Market Understanding:
Conjoint Techniques

About

As an addition (or alternative) to asking respondents to make a self-assessment about key attributes, we can ask them to make choices. This is the basis of conjoint. Making choices is something everybody does as part of their day-to-day lives; it is a natural thing to do. From this information we can infer the attributes which contribute to the choices they make. If asked well, it has the potential to be very accurate – avoiding, for example, some of cognitive pitfalls of self-assessment (respondents wanting to make themselves look good/professional; contrived consistency of responses; linear relationships which do not take account of natural thresholds and so on).

To get the best out of this method, the conjoint should be designed well – and the piloting process provides an invaluable opportunity to hone the questionnaire.

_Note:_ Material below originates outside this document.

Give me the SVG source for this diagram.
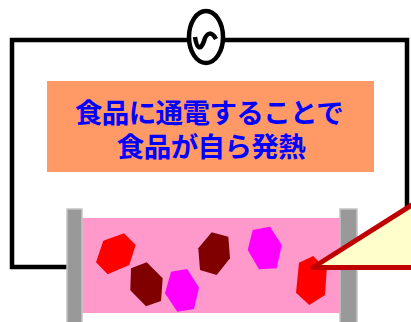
<svg xmlns="http://www.w3.org/2000/svg" width="411" height="322" viewBox="0 0 411 322">
  <style>
    .wire { fill: none; stroke: #000000; stroke-width: 4.5; stroke-linejoin: miter; }
    .electrode { fill: #999999; stroke: #C4C4C4; stroke-width: 1.5; }
    .label { font-family: "Noto Sans CJK JP", "Noto Sans CJK SC", sans-serif; font-weight: bold; font-size: 27.5px; letter-spacing: -0.6px; fill: #0000FF; text-anchor: middle; }
    .red { fill: #FF0000; }
    .maroon { fill: #800000; }
    .magenta { fill: #FF00FF; }
  </style>
  <rect width="411" height="322" fill="#FFFFFF"/>

  <!-- circuit wiring -->
  <g id="connectors">
    <polyline class="wire" points="188,40 12,40 12,267 67,267"/>
    <polyline class="wire" points="224,40 407,40 407,215"/>
  </g>

  <!-- AC power source -->
  <g id="source">
    <ellipse cx="206" cy="37" rx="17" ry="26" fill="#FFFFFF" stroke="#000000" stroke-width="4.5"/>
    <path d="M195,37 C197,50 201,50 204,41 C207,31 212,32 216,39" fill="none" stroke="#000000" stroke-width="4.5"/>
  </g>

  <!-- caption box -->
  <g id="caption">
    <rect x="47" y="81" width="327" height="91" fill="#FF9966"/>
    <text class="label" x="209" y="122.5">食品に通電することで</text>
    <text class="label" x="211" y="156.5">食品が自ら発熱</text>
  </g>

  <!-- food chamber with electrodes -->
  <g id="chamber">
    <rect x="82" y="218" width="258" height="95" fill="#FF99CC"/>
    <rect class="electrode" x="67" y="209" width="15" height="120"/>
    <rect class="electrode" x="340" y="209" width="17" height="120"/>
  </g>

  <!-- food particles -->
  <g id="particles">
    <polygon class="red" points="103.3,240.7 124,233.3 135.7,245 129.3,265 107.7,274.3 96,262.3"/>
    <polygon class="maroon" points="131,268.3 146.7,262.3 162.7,278.3 161,301 146,306.3 130.3,290.3"/>
    <polygon class="magenta" points="171,271.7 187.3,269 199,287.7 194,309 177.3,311.7 165,293.3"/>
    <polygon class="maroon" points="198.3,248.3 211.7,232.3 228.3,236.7 230,258.3 216.7,275 200,270"/>
    <polygon class="magenta" points="252.7,230 270,226.7 281.7,245 276.7,268.3 259,269.3 247.7,250"/>
    <polygon class="red" points="299,262.7 313.3,256 326.7,270 325,295 309.3,305 296,292.7"/>
  </g>

  <!-- callout pointer -->
  <g id="callout">
    <polygon points="313,267.5 430,193.5 430,267.5" fill="#FFFFCC" stroke="#C00000" stroke-width="5" stroke-linejoin="round"/>
  </g>
</svg>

There are five key factors that influence the correlation between stated intentions to act and actual behaviour.

  • The subject should be specific
  • The action should be specific
  • The context should be specific
  • The time should be specific and proximate
  • The intention should be personal

How we can deliver

Conjoint models are continually being improved such that they are:

  1. more natural for respondents to complete,
  2. tailored to the task required, and
  3. designed to provide more useful output.

The core output is to provide utilities of importance. In addition, the Latent Class conjoint models that we would propose to use can provide utilities on a respondent-by-respondent basis which can lead to a “needs-based segmentation”.

We will tailor the conjoint approach to the specific needs of a study. We have experience of choice-based conjoint, brand-price trade-off and MaxDiff. We work with a couple of specialist companies which gives us statistical support in running conjoint projects.